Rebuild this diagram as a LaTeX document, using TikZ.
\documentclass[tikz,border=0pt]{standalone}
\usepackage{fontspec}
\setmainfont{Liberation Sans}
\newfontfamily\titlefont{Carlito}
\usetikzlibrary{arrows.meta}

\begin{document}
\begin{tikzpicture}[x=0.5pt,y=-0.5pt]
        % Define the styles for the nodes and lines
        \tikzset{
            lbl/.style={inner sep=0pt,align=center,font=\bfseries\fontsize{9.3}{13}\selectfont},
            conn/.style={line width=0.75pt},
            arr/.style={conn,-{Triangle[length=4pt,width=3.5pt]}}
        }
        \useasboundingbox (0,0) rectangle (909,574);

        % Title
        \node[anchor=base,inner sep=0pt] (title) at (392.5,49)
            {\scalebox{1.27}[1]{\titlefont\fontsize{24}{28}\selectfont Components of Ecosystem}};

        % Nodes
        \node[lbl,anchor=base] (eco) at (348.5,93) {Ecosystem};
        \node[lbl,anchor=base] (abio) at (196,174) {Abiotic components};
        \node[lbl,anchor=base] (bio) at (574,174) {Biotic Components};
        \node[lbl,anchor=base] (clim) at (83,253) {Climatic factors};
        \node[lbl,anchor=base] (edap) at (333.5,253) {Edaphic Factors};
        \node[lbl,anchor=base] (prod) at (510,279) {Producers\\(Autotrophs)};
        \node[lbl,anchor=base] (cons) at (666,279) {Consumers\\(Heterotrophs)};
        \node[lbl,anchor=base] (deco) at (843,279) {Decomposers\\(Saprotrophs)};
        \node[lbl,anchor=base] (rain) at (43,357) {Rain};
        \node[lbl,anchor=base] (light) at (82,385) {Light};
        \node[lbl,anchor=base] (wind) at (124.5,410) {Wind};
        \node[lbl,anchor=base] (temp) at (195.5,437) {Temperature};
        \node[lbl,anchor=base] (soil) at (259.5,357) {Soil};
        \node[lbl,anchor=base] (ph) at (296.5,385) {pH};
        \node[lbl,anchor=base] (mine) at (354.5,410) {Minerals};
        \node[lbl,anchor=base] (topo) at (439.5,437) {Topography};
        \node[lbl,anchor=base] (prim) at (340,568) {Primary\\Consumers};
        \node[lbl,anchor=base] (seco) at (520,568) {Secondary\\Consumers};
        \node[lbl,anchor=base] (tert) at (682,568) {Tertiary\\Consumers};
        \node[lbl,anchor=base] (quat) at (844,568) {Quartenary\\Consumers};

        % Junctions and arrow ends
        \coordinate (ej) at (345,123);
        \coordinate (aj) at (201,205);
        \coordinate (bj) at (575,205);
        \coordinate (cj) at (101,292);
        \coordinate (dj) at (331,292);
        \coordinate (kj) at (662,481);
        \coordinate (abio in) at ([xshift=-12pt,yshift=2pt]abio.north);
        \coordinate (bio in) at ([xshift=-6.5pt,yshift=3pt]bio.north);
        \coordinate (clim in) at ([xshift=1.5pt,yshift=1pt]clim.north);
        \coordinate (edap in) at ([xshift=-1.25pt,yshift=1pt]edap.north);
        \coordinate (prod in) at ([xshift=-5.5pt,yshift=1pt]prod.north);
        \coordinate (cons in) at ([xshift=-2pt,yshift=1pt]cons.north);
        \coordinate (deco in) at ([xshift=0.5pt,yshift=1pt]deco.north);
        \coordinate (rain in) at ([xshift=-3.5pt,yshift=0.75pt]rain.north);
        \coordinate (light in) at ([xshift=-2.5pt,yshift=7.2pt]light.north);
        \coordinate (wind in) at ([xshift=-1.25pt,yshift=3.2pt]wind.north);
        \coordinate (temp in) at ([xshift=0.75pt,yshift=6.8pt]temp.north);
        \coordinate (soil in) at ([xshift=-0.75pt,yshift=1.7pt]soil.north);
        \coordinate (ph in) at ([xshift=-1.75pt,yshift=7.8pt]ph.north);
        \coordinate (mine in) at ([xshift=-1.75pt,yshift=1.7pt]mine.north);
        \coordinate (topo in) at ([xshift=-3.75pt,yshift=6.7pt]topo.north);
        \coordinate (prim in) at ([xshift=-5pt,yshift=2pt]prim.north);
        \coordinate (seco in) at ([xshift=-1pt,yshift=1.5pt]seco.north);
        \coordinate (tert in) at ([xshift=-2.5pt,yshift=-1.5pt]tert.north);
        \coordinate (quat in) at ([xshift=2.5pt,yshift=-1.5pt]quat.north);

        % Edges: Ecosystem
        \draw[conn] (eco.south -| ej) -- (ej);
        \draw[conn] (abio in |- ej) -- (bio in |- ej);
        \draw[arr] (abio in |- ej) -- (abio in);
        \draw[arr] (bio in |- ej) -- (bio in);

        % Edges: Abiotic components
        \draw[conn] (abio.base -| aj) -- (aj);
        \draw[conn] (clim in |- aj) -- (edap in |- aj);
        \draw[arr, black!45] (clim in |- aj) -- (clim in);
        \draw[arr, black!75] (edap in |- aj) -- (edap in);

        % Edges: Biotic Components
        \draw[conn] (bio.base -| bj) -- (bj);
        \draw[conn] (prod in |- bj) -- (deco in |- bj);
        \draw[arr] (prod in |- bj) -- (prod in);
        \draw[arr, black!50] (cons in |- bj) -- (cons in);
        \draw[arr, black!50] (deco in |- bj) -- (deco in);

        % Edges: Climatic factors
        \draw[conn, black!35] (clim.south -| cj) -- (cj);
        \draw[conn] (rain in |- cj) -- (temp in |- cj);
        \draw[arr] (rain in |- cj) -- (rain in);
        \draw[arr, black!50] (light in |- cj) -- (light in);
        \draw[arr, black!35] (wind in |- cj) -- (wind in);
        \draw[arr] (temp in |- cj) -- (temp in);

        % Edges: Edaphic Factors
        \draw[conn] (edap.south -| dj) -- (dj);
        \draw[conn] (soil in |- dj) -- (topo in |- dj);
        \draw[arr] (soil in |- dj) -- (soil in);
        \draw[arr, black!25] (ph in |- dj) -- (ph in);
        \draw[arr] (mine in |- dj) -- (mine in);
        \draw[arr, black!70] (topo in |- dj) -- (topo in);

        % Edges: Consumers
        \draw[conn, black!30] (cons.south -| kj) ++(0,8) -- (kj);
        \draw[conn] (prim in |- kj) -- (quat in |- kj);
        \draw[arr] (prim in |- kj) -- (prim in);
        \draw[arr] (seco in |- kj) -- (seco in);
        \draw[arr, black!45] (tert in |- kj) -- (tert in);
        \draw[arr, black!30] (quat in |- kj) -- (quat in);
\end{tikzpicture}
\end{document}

• SHORT TASK: Restate the data above word for word, please.

• THE COMPLETED TASK:
Rebuild this diagram as a LaTeX document, using TikZ.
\documentclass[tikz,border=0pt]{standalone}
\usepackage{fontspec}
\setmainfont{Liberation Sans}
\newfontfamily\titlefont{Carlito}
\usetikzlibrary{arrows.meta}

\begin{document}
\begin{tikzpicture}[x=0.5pt,y=-0.5pt]
        % Define the styles for the nodes and lines
        \tikzset{
            lbl/.style={inner sep=0pt,align=center,font=\bfseries\fontsize{9.3}{13}\selectfont},
            conn/.style={line width=0.75pt},
            arr/.style={conn,-{Triangle[length=4pt,width=3.5pt]}}
        }
        \useasboundingbox (0,0) rectangle (909,574);

        % Title
        \node[anchor=base,inner sep=0pt] (title) at (392.5,49)
            {\scalebox{1.27}[1]{\titlefont\fontsize{24}{28}\selectfont Components of Ecosystem}};

        % Nodes
        \node[lbl,anchor=base] (eco) at (348.5,93) {Ecosystem};
        \node[lbl,anchor=base] (abio) at (196,174) {Abiotic components};
        \node[lbl,anchor=base] (bio) at (574,174) {Biotic Components};
        \node[lbl,anchor=base] (clim) at (83,253) {Climatic factors};
        \node[lbl,anchor=base] (edap) at (333.5,253) {Edaphic Factors};
        \node[lbl,anchor=base] (prod) at (510,279) {Producers\\(Autotrophs)};
        \node[lbl,anchor=base] (cons) at (666,279) {Consumers\\(Heterotrophs)};
        \node[lbl,anchor=base] (deco) at (843,279) {Decomposers\\(Saprotrophs)};
        \node[lbl,anchor=base] (rain) at (43,357) {Rain};
        \node[lbl,anchor=base] (light) at (82,385) {Light};
        \node[lbl,anchor=base] (wind) at (124.5,410) {Wind};
        \node[lbl,anchor=base] (temp) at (195.5,437) {Temperature};
        \node[lbl,anchor=base] (soil) at (259.5,357) {Soil};
        \node[lbl,anchor=base] (ph) at (296.5,385) {pH};
        \node[lbl,anchor=base] (mine) at (354.5,410) {Minerals};
        \node[lbl,anchor=base] (topo) at (439.5,437) {Topography};
        \node[lbl,anchor=base] (prim) at (340,568) {Primary\\Consumers};
        \node[lbl,anchor=base] (seco) at (520,568) {Secondary\\Consumers};
        \node[lbl,anchor=base] (tert) at (682,568) {Tertiary\\Consumers};
        \node[lbl,anchor=base] (quat) at (844,568) {Quartenary\\Consumers};

        % Junctions and arrow ends
        \coordinate (ej) at (345,123);
        \coordinate (aj) at (201,205);
        \coordinate (bj) at (575,205);
        \coordinate (cj) at (101,292);
        \coordinate (dj) at (331,292);
        \coordinate (kj) at (662,481);
        \coordinate (abio in) at ([xshift=-12pt,yshift=2pt]abio.north);
        \coordinate (bio in) at ([xshift=-6.5pt,yshift=3pt]bio.north);
        \coordinate (clim in) at ([xshift=1.5pt,yshift=1pt]clim.north);
        \coordinate (edap in) at ([xshift=-1.25pt,yshift=1pt]edap.north);
        \coordinate (prod in) at ([xshift=-5.5pt,yshift=1pt]prod.north);
        \coordinate (cons in) at ([xshift=-2pt,yshift=1pt]cons.north);
        \coordinate (deco in) at ([xshift=0.5pt,yshift=1pt]deco.north);
        \coordinate (rain in) at ([xshift=-3.5pt,yshift=0.75pt]rain.north);
        \coordinate (light in) at ([xshift=-2.5pt,yshift=7.2pt]light.north);
        \coordinate (wind in) at ([xshift=-1.25pt,yshift=3.2pt]wind.north);
        \coordinate (temp in) at ([xshift=0.75pt,yshift=6.8pt]temp.north);
        \coordinate (soil in) at ([xshift=-0.75pt,yshift=1.7pt]soil.north);
        \coordinate (ph in) at ([xshift=-1.75pt,yshift=7.8pt]ph.north);
        \coordinate (mine in) at ([xshift=-1.75pt,yshift=1.7pt]mine.north);
        \coordinate (topo in) at ([xshift=-3.75pt,yshift=6.7pt]topo.north);
        \coordinate (prim in) at ([xshift=-5pt,yshift=2pt]prim.north);
        \coordinate (seco in) at ([xshift=-1pt,yshift=1.5pt]seco.north);
        \coordinate (tert in) at ([xshift=-2.5pt,yshift=-1.5pt]tert.north);
        \coordinate (quat in) at ([xshift=2.5pt,yshift=-1.5pt]quat.north);

        % Edges: Ecosystem
        \draw[conn] (eco.south -| ej) -- (ej);
        \draw[conn] (abio in |- ej) -- (bio in |- ej);
        \draw[arr] (abio in |- ej) -- (abio in);
        \draw[arr] (bio in |- ej) -- (bio in);

        % Edges: Abiotic components
        \draw[conn] (abio.base -| aj) -- (aj);
        \draw[conn] (clim in |- aj) -- (edap in |- aj);
        \draw[arr, black!45] (clim in |- aj) -- (clim in);
        \draw[arr, black!75] (edap in |- aj) -- (edap in);

        % Edges: Biotic Components
        \draw[conn] (bio.base -| bj) -- (bj);
        \draw[conn] (prod in |- bj) -- (deco in |- bj);
        \draw[arr] (prod in |- bj) -- (prod in);
        \draw[arr, black!50] (cons in |- bj) -- (cons in);
        \draw[arr, black!50] (deco in |- bj) -- (deco in);

        % Edges: Climatic factors
        \draw[conn, black!35] (clim.south -| cj) -- (cj);
        \draw[conn] (rain in |- cj) -- (temp in |- cj);
        \draw[arr] (rain in |- cj) -- (rain in);
        \draw[arr, black!50] (light in |- cj) -- (light in);
        \draw[arr, black!35] (wind in |- cj) -- (wind in);
        \draw[arr] (temp in |- cj) -- (temp in);

        % Edges: Edaphic Factors
        \draw[conn] (edap.south -| dj) -- (dj);
        \draw[conn] (soil in |- dj) -- (topo in |- dj);
        \draw[arr] (soil in |- dj) -- (soil in);
        \draw[arr, black!25] (ph in |- dj) -- (ph in);
        \draw[arr] (mine in |- dj) -- (mine in);
        \draw[arr, black!70] (topo in |- dj) -- (topo in);

        % Edges: Consumers
        \draw[conn, black!30] (cons.south -| kj) ++(0,8) -- (kj);
        \draw[conn] (prim in |- kj) -- (quat in |- kj);
        \draw[arr] (prim in |- kj) -- (prim in);
        \draw[arr] (seco in |- kj) -- (seco in);
        \draw[arr, black!45] (tert in |- kj) -- (tert in);
        \draw[arr, black!30] (quat in |- kj) -- (quat in);
\end{tikzpicture}
\end{document}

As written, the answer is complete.